Lawyers for Civil Rights Are Suing Harvard University Because Legacy Admissions Keeps Black and Latinos Out

Harvard University faces a legal suit that tackles its students’ admissions after the Supreme Court rejected affirmative action in college admissions; activists want to abolish legacy admissions. 

A Boston-based nonprofit, Lawyers for Civil Rights, has filed a lawsuit against Harvard University on behalf of Black and Latino communities, Newsweek reported. 

The nonprofit argues that 70 percent of Harvard’s legacy and donor-related applicants are white, despite the fact that legacy admissions have historically favored white families. 

Lawyers for Civil Rights (LCR) filed the complaint with the Office for Civil Rights (OCR) of the United States Department of Education (DOE), alleging that Harvard University’s admissions procedure violates Title XI of the Civil Rights Act. The lawsuit will investigate the university’s legacy admissions policy.

According to the lawsuit, Harvard’s acceptance rate for legacy applicants between 2014 and 2019 was “almost six times higher than the acceptance rate for non-legacy applicants.”

“Such preferences are not justified by any educational necessity because Harvard cannot show that the use of these preferences is necessary to achieve any important educational goal, the lawsuit states, adding, “The benefit is derived simply from being born into a particular family.”

In response to the Supreme Court’s decision to appeal affirmative action, Harvard released a statement welcoming minority students and saying that its university is a place of opportunity and diversity. 

“Last week, the University reaffirmed its commitment to the fundamental principle that deep and transformative teaching, learning, and research depend upon a community comprising people of many backgrounds, perspectives, and lived experiences.

Harvard has a long history of using affirmative action in its admissions process. The university argues that affirmative action is necessary to create a diverse student body, which is essential for a rigorous and intellectually stimulating education.
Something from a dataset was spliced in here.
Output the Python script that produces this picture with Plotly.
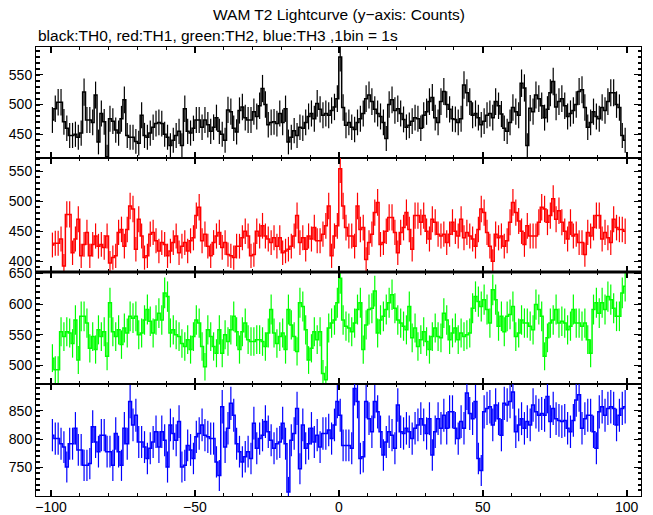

In 2014, a group of white students sued Harvard and the University of North Caroliina, alleging that the universities’ affirmative action policies discriminated against them on the basis of race. The case went to trial in 2018, and in 2023, the Supreme Court ruled against Harvard.

On June 29, the Supreme Court struck down affirmative action at colleges and universities across the country, ruling that race-conscious admissions programs at Harvard and the University of North Carolina were unconstitutional and severely restricting a policy that had long been a pillar of higher education, The New York Times reported.

“The Harvard and U.N.C. admissions programs cannot be reconciled with the guarantees of the equal protection clause,” Chief Justice John G. Roberts Jr. wrote for the majority. “Both programs lack sufficiently focused and measurable objectives warranting the use of race, unavoidably employ race in a negative manner, involve racial stereotyping and lack meaningful end points.”